Which political party can fix our economy?

This matters for a host of reasons. For a start, if people don’t save enough for their retirement, then the burden shifts onto the state, or more precisely onto the present generation of working people who pay the bulk of the taxes. This creates social tension. You can see the resentment now among the young that they have to pay the pensions of the retired. But equally retired people who have paid tax all their lives feel that they have earned those pensions and deserve to get them now.

But this is not just an intergenerational thing. It is also an interpersonal thing. It depends a bit on how you calculate the numbers but roughly one third of the people in the UK have savings of less than one month’s income. That includes the old who have tended to save more. If you take people of working age it is worse, with about 40 per cent of them having less than £100 of savings – in effect virtually nothing. More than half the 30 million people who use credit cards cannot pay off the balance at the end of the month.

The tension between people with savings and those without will get worse.
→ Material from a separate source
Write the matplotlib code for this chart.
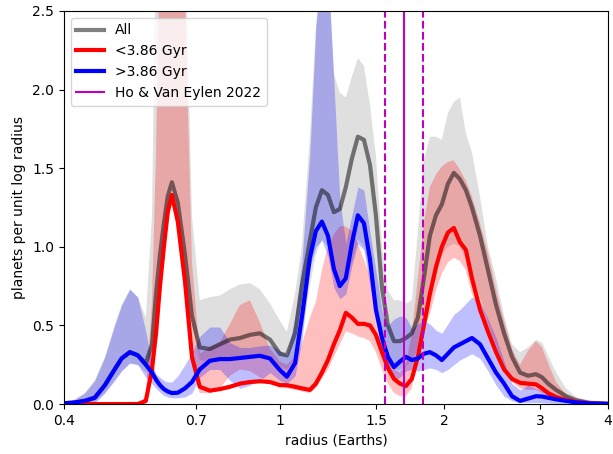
import numpy as np
import matplotlib
matplotlib.use("Agg")
import matplotlib.pyplot as plt
from matplotlib.ticker import FixedLocator, FixedFormatter, NullLocator

# radius grid (Earth radii)
radius = [0.400, 0.419, 0.437, 0.456, 0.476, 0.496, 0.511, 0.529, 0.547, 0.566,
          0.581, 0.591, 0.601, 0.611, 0.621, 0.632, 0.648, 0.668, 0.688, 0.711,
          0.742, 0.774, 0.808, 0.843, 0.879, 0.917, 0.957, 0.998, 1.028, 1.064,
          1.095, 1.133, 1.162, 1.192, 1.223, 1.254, 1.286, 1.319, 1.353, 1.388,
          1.424, 1.461, 1.498, 1.537, 1.576, 1.617, 1.658, 1.701, 1.744, 1.789,
          1.835, 1.882, 1.931, 1.980, 2.031, 2.083, 2.137, 2.192, 2.249, 2.327,
          2.407, 2.490, 2.576, 2.664, 2.756, 2.851, 2.949, 3.025, 3.103, 3.210,
          3.349, 3.493, 3.706, 4.000]

all_line = [0.005, 0.01, 0.02, 0.04, 0.12, 0.22, 0.29, 0.33, 0.31, 0.26,
            0.38, 0.70, 0.95, 1.15, 1.32, 1.41, 1.28, 0.95, 0.56, 0.36,
            0.35, 0.38, 0.41, 0.42, 0.44, 0.45, 0.41, 0.32, 0.31, 0.45,
            0.75, 1.04, 1.25, 1.36, 1.33, 1.22, 1.24, 1.38, 1.56, 1.70,
            1.68, 1.52, 1.20, 0.74, 0.50, 0.40, 0.40, 0.42, 0.45, 0.55,
            0.80, 1.07, 1.20, 1.27, 1.40, 1.47, 1.43, 1.36, 1.25, 1.07,
            0.85, 0.63, 0.45, 0.30, 0.20, 0.18, 0.19, 0.17, 0.13, 0.09,
            0.05, 0.025, 0.008, 0.002]
all_lo = [0.0, 0.0, 0.002, 0.008, 0.07, 0.15, 0.21, 0.26, 0.25, 0.20,
          0.24, 0.60, 0.90, 1.10, 1.28, 1.38, 1.25, 0.90, 0.50, 0.28,
          0.27, 0.28, 0.28, 0.29, 0.30, 0.30, 0.28, 0.24, 0.22, 0.28,
          0.45, 0.75, 0.95, 1.05, 1.00, 0.85, 0.78, 0.79, 0.90, 1.05,
          1.00, 0.82, 0.55, 0.35, 0.25, 0.22, 0.22, 0.24, 0.28, 0.35,
          0.55, 0.75, 0.88, 0.95, 1.00, 1.02, 1.00, 0.92, 0.82, 0.68,
          0.52, 0.38, 0.25, 0.16, 0.12, 0.11, 0.11, 0.09, 0.06, 0.04,
          0.02, 0.008, 0.002, 0.0]
all_hi = [0.005, 0.03, 0.07, 0.15, 0.30, 0.50, 0.63, 0.73, 0.68, 0.55,
          1.20, 3.0, 3.0, 3.0, 3.0, 3.0, 3.0, 3.0, 1.20, 0.66,
          0.68, 0.69, 0.73, 0.76, 0.77, 0.73, 0.64, 0.53, 0.46, 0.70,
          1.00, 1.70, 2.40, 2.80, 2.80, 2.10, 1.98, 1.95, 2.08, 2.20,
          2.15, 1.90, 1.58, 1.00, 0.72, 0.66, 0.66, 0.64, 0.66, 1.10,
          1.55, 1.70, 1.70, 1.68, 1.85, 1.92, 1.95, 1.72, 1.60, 1.32,
          1.00, 0.80, 0.56, 0.38, 0.33, 0.36, 0.41, 0.39, 0.31, 0.20,
          0.10, 0.045, 0.012, 0.003]

young_line = [0.0, 0.0, 0.0, 0.0, 0.0, 0.0, 0.0, 0.0, 0.0, 0.02,
              0.22, 0.45, 0.75, 1.00, 1.22, 1.33, 1.16, 0.78, 0.30, 0.11,
              0.085, 0.095, 0.11, 0.13, 0.14, 0.145, 0.14, 0.12, 0.12, 0.11,
              0.10, 0.09, 0.13, 0.20, 0.28, 0.38, 0.47, 0.58, 0.55, 0.51,
              0.51, 0.50, 0.44, 0.33, 0.23, 0.16, 0.13, 0.115, 0.16, 0.30,
              0.50, 0.70, 0.87, 1.00, 1.09, 1.12, 1.03, 0.98, 0.80, 0.60,
              0.46, 0.33, 0.22, 0.16, 0.135, 0.13, 0.125, 0.10, 0.07, 0.045,
              0.025, 0.015, 0.005, 0.001]
young_lo = [0.0, 0.0, 0.0, 0.0, 0.0, 0.0, 0.0, 0.0, 0.0, 0.0,
            0.15, 0.40, 0.70, 0.95, 1.18, 1.30, 1.12, 0.72, 0.25, 0.07,
            0.07, 0.10, 0.18, 0.22, 0.21, 0.17, 0.135, 0.11, 0.10, 0.09,
            0.08, 0.07, 0.10, 0.16, 0.22, 0.30, 0.38, 0.46, 0.45, 0.43,
            0.42, 0.40, 0.33, 0.22, 0.13, 0.07, 0.05, 0.05, 0.10, 0.30,
            0.48, 0.57, 0.72, 0.83, 0.90, 0.93, 0.91, 0.85, 0.70, 0.58,
            0.47, 0.33, 0.21, 0.14, 0.10, 0.09, 0.09, 0.07, 0.05, 0.03,
            0.015, 0.007, 0.002, 0.0]
young_hi = [0.0, 0.0, 0.0, 0.0, 0.0, 0.0, 0.0, 0.0, 0.0, 0.05,
            0.65, 1.60, 3.0, 3.0, 3.0, 3.0, 3.0, 2.60, 0.90, 0.32,
            0.36, 0.39, 0.51, 0.63, 0.66, 0.52, 0.35, 0.27, 0.25, 0.30,
            0.38, 0.55, 0.65, 0.85, 1.00, 1.08, 1.13, 1.13, 1.10, 1.02,
            0.92, 0.81, 0.60, 0.45, 0.30, 0.22, 0.20, 0.25, 0.45, 0.80,
            1.15, 1.38, 1.46, 1.51, 1.54, 1.55, 1.49, 1.42, 1.32, 1.15,
            0.96, 0.73, 0.53, 0.35, 0.25, 0.34, 0.40, 0.36, 0.26, 0.14,
            0.06, 0.025, 0.008, 0.002]

old_line = [0.005, 0.01, 0.02, 0.04, 0.12, 0.22, 0.29, 0.33, 0.31, 0.25,
            0.20, 0.155, 0.12, 0.095, 0.08, 0.07, 0.072, 0.10, 0.14, 0.22,
            0.275, 0.286, 0.286, 0.293, 0.30, 0.307, 0.29, 0.216, 0.174, 0.26,
            0.55, 0.93, 1.10, 1.16, 1.07, 0.86, 0.75, 0.80, 1.02, 1.20,
            1.15, 0.92, 0.60, 0.42, 0.30, 0.235, 0.27, 0.30, 0.28, 0.29,
            0.32, 0.33, 0.31, 0.28, 0.32, 0.36, 0.38, 0.40, 0.42, 0.38,
            0.29, 0.20, 0.13, 0.05, 0.02, 0.035, 0.05, 0.048, 0.04, 0.03,
            0.02, 0.01, 0.004, 0.001]
old_lo = [0.0, 0.0, 0.002, 0.008, 0.07, 0.15, 0.21, 0.26, 0.25, 0.17,
          0.13, 0.10, 0.075, 0.055, 0.045, 0.04, 0.04, 0.045, 0.07, 0.17,
          0.22, 0.22, 0.15, 0.10, 0.12, 0.15, 0.20, 0.15, 0.13, 0.18,
          0.40, 0.87, 1.00, 1.04, 0.94, 0.74, 0.67, 0.70, 0.88, 1.02,
          0.98, 0.75, 0.56, 0.35, 0.20, 0.15, 0.17, 0.21, 0.22, 0.21,
          0.22, 0.23, 0.22, 0.20, 0.22, 0.25, 0.28, 0.30, 0.32, 0.29,
          0.21, 0.12, 0.05, 0.02, 0.01, 0.01, 0.01, 0.008, 0.006, 0.004,
          0.002, 0.001, 0.0, 0.0]
old_hi = [0.005, 0.03, 0.07, 0.15, 0.30, 0.50, 0.63, 0.73, 0.68, 0.46,
          0.26, 0.19, 0.17, 0.15, 0.14, 0.14, 0.18, 0.25, 0.33, 0.43,
          0.49, 0.49, 0.39, 0.36, 0.36, 0.37, 0.375, 0.34, 0.31, 0.55,
          0.90, 1.60, 2.40, 2.80, 2.80, 2.05, 1.30, 1.02, 1.20, 1.38,
          1.36, 1.09, 0.85, 0.60, 0.50, 0.54, 0.56, 0.55, 0.48, 0.51,
          0.53, 0.51, 0.47, 0.45, 0.51, 0.57, 0.60, 0.64, 0.68, 0.65,
          0.54, 0.42, 0.27, 0.13, 0.09, 0.12, 0.10, 0.09, 0.07, 0.045,
          0.025, 0.012, 0.005, 0.001]

valley = 1.69
valley_lo, valley_hi = 1.56, 1.83

xticks = [0.4, 0.7, 1, 1.5, 2, 3, 4]
xticklabels = ["0.4", "0.7", "1", "1.5", "2", "3", "4"]

fig = plt.figure(figsize=(6.13, 4.54), dpi=100)
ax = fig.add_axes([0.104, 0.110, 0.888, 0.866])

ax.fill_between(radius, all_lo, all_hi, color="gray", alpha=0.25, lw=0)
ax.fill_between(radius, young_lo, young_hi, color="r", alpha=0.25, lw=0)
ax.fill_between(radius, old_lo, old_hi, color="b", alpha=0.25, lw=0)

ax.plot(radius, all_line, color="k", alpha=0.5, lw=3, label="All")
ax.plot(radius, young_line, color="r", lw=3, label="<3.86 Gyr")
ax.plot(radius, old_line, color="b", lw=3, label=">3.86 Gyr")

ax.axvline(valley, color="m", lw=1.5, label="Ho & Van Eylen 2022")
ax.axvline(valley_lo, color="m", lw=1.5, ls="--")
ax.axvline(valley_hi, color="m", lw=1.5, ls="--")

ax.set_xscale("log")
ax.set_xlim(0.4, 4)
ax.set_ylim(0, 2.5)
ax.xaxis.set_major_locator(FixedLocator(xticks))
ax.xaxis.set_major_formatter(FixedFormatter(xticklabels))
ax.xaxis.set_minor_locator(NullLocator())
ax.set_xlabel("radius (Earths)")
ax.set_ylabel("planets per unit log radius")
ax.legend(loc="upper left")

fig.savefig("out.png", dpi=100)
That is because until 10 years ago the proportion of people who owned their own homes was still rising. Now it is falling. Buying a home is a form of forced saving. Unless you have an interest-only mortgage part of the monthly mortgage bill is paying off the principal of the loan. Anyone who rents, now a majority of young people, is not forced to save in this way.

So what’s to be done?

For a start it would be helpful to have a return to normal interest rates. If you had to devise a policy that would deter people from saving and encouraging them to borrow, you would say: “Right, we are going to keep the interest on savings below the rate of inflation and we are going to keep borrowing rates for homes down to 3 per cent or so.”

That is the lure the authorities have given them, and surprise, surprise, people have taken the bait.
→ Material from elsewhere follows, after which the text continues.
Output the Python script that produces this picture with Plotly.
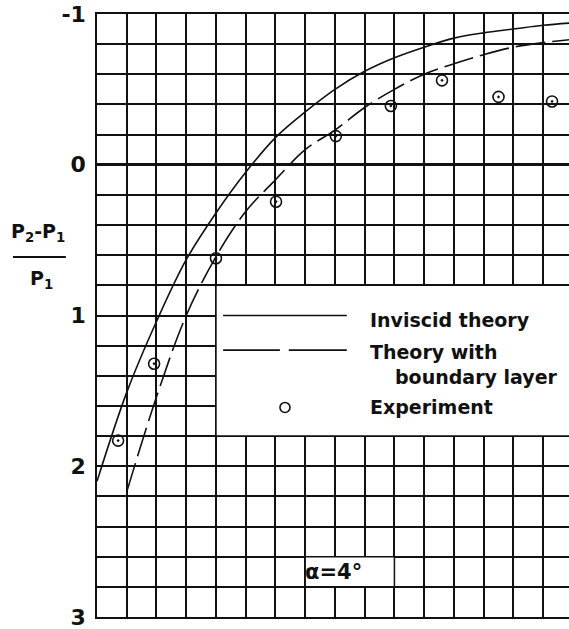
import plotly.graph_objects as go

# ---------------------------------------------------------------------------
# Data (x in grid-cell units, y = (P2-P1)/P1)
# ---------------------------------------------------------------------------
inviscid_x = [0, 1, 2, 3, 4, 5, 6, 7, 8, 9, 10, 11, 12, 13, 14, 15, 15.9]
inviscid_y = [2.1, 1.51, 1.04, 0.63, 0.32, 0.05, -0.18, -0.35, -0.5, -0.62,
              -0.71, -0.78, -0.84, -0.875, -0.9, -0.925, -0.94]

bl_x = [1, 2, 3, 4, 5, 6, 7, 8, 9, 10, 11, 12, 13, 14, 15, 15.9]
bl_y = [2.17, 1.54, 1.0, 0.61, 0.31, 0.1, -0.1, -0.23, -0.38, -0.5,
        -0.6, -0.67, -0.73, -0.78, -0.81, -0.83]

exp_x = [0.71, 1.92, 4.0, 6.02, 8.03, 9.88, 11.6, 13.5, 15.3]
exp_y = [1.83, 1.32, 0.62, 0.245, -0.19, -0.39, -0.56, -0.45, -0.42]

y_ticks = [-1, 0, 1, 2, 3]
y_ticktext = ["-1", "0", "1", "2", "3"]

FONT = "DejaVu Sans"
INK = "#111111"


def bold(size):
    return dict(family=FONT, size=size, color=INK, weight="bold")


fig = go.Figure()

fig.add_trace(go.Scatter(
    x=inviscid_x, y=inviscid_y, mode="lines",
    line=dict(color=INK, width=1.6, shape="spline", smoothing=1.0),
    showlegend=False,
))
fig.add_trace(go.Scatter(
    x=bl_x, y=bl_y, mode="lines",
    line=dict(color=INK, width=1.6, shape="spline", smoothing=1.0,
              dash="30px,7px"),
    showlegend=False,
))
fig.add_trace(go.Scatter(
    x=exp_x, y=exp_y, mode="markers",
    marker=dict(symbol="circle-open-dot", size=11, color=INK,
                line=dict(width=1.6, color=INK)),
    showlegend=False,
))

shapes = [
    # white legend panel and alpha panel, drawn over the grid
    dict(type="rect", xref="x", yref="y", x0=4, x1=20, y0=0.8, y1=1.8,
         fillcolor="white", line=dict(color=INK, width=1.5), layer="between"),
    dict(type="rect", xref="x", yref="y", x0=7, x1=10, y0=2.6, y1=2.8,
         fillcolor="white", line=dict(color=INK, width=1.5), layer="between"),
    # legend samples
    dict(type="line", xref="x", yref="y", x0=4.24, x1=8.4, y0=1.0, y1=1.0,
         line=dict(color=INK, width=1.6)),
    dict(type="line", xref="x", yref="y", x0=4.24, x1=6.15, y0=1.23, y1=1.23,
         line=dict(color=INK, width=1.6)),
    dict(type="line", xref="x", yref="y", x0=6.45, x1=8.4, y0=1.23, y1=1.23,
         line=dict(color=INK, width=1.6)),
    dict(type="circle", xref="x", yref="y", xsizemode="pixel",
         ysizemode="pixel", xanchor=6.32, yanchor=1.61,
         x0=-5, x1=5, y0=-5, y1=5, line=dict(color=INK, width=1.6)),
    # fraction bar of the axis title
    dict(type="line", xref="paper", yref="paper", x0=-0.178, x1=-0.066,
         y0=0.597, y1=0.597, line=dict(color=INK, width=2)),
]

annotations = []
for x, y, text in [(9.1, 1.03, "Inviscid theory"),
                   (9.1, 1.24, "Theory with"),
                   (9.95, 1.41, "boundary layer"),
                   (9.1, 1.61, "Experiment")]:
    annotations.append(dict(x=x, y=y, text=text, xref="x", yref="y",
                            xanchor="left", yanchor="middle",
                            showarrow=False, font=bold(19)))
annotations.append(dict(x=7.95, y=2.7, text="α=4°", xref="x", yref="y",
                        xanchor="center", yanchor="middle",
                        showarrow=False, font=bold(21)))
annotations += [
    dict(xref="paper", yref="paper", x=-0.124, y=0.637,
         text="P<sub>2</sub>-P<sub>1</sub>", showarrow=False,
         xanchor="center", yanchor="middle", font=bold(19)),
    dict(xref="paper", yref="paper", x=-0.118, y=0.56,
         text="P<sub>1</sub>", showarrow=False,
         xanchor="center", yanchor="middle", font=bold(19)),
]

fig.update_layout(
    width=569, height=629,
    margin=dict(l=97, r=0, t=14, b=12, autoexpand=False),
    plot_bgcolor="white", paper_bgcolor="white",
    shapes=shapes, annotations=annotations,
    xaxis=dict(
        range=[0, 15.87], tick0=0, dtick=1, showticklabels=False,
        ticks="", showgrid=True, gridcolor=INK, gridwidth=1.5,
        zeroline=False, showline=True, linecolor=INK, linewidth=1.5,
        mirror=True, automargin=False,
    ),
    yaxis=dict(
        range=[3, -1], tickmode="array", tickvals=y_ticks,
        ticktext=y_ticktext,
        ticks="", showgrid=True, gridcolor=INK, gridwidth=1.5,
        minor=dict(tickmode="linear", tick0=-1, dtick=0.2, showgrid=True,
                   gridcolor=INK, gridwidth=1.5, ticks=""),
        zeroline=True, zerolinecolor=INK, zerolinewidth=2.5,
        showline=True, linecolor=INK, linewidth=1.5,
        tickfont=bold(22),
        ticklabelstandoff=5,
        ticklabeloverflow="allow",
        automargin=False,
    ),
)

# drop the page's default 8px body margin so the figure fills the window
fig.write_html("out.html", config={"displayModeBar": False},
               post_script="document.body.style.margin = '0';")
Next, and this is happening, we have to get everyone into a personal pension. That is what the new system of auto-enrolment is about. Unfortunately the UK occupational pension system, 20 years ago the envy of the world, has been undermined by three things. One was the raid on pension dividends by Gordon Brown back in the 1990s. A second has been the chopping and changing of the rules under which people can set aside part of their income for a pension. And the third are the supposed “prudential” rules that require, or at least encourage, pension funds to put money into low-yielding government securities rather than higher-yielding equities.

The key change needed is to get people to accept that it is too risky to expect that a government in 30, 40 or more years’ time will be able to pay decent pensions. Once you accept that politics are inherently unpredictable you recognise that you have to take action yourself.

That leads to a final point. What has happened to the culture of saving? Has it simply become too easy to spend? Credit cards surely increased the incentive to spend. Have contactless debit cards now made spending easier still? Why do Germans save and Britons not? I don’t know the answers to any of these questions but I am troubled by the idea that a country that does not save is a country that is taking risks with its future.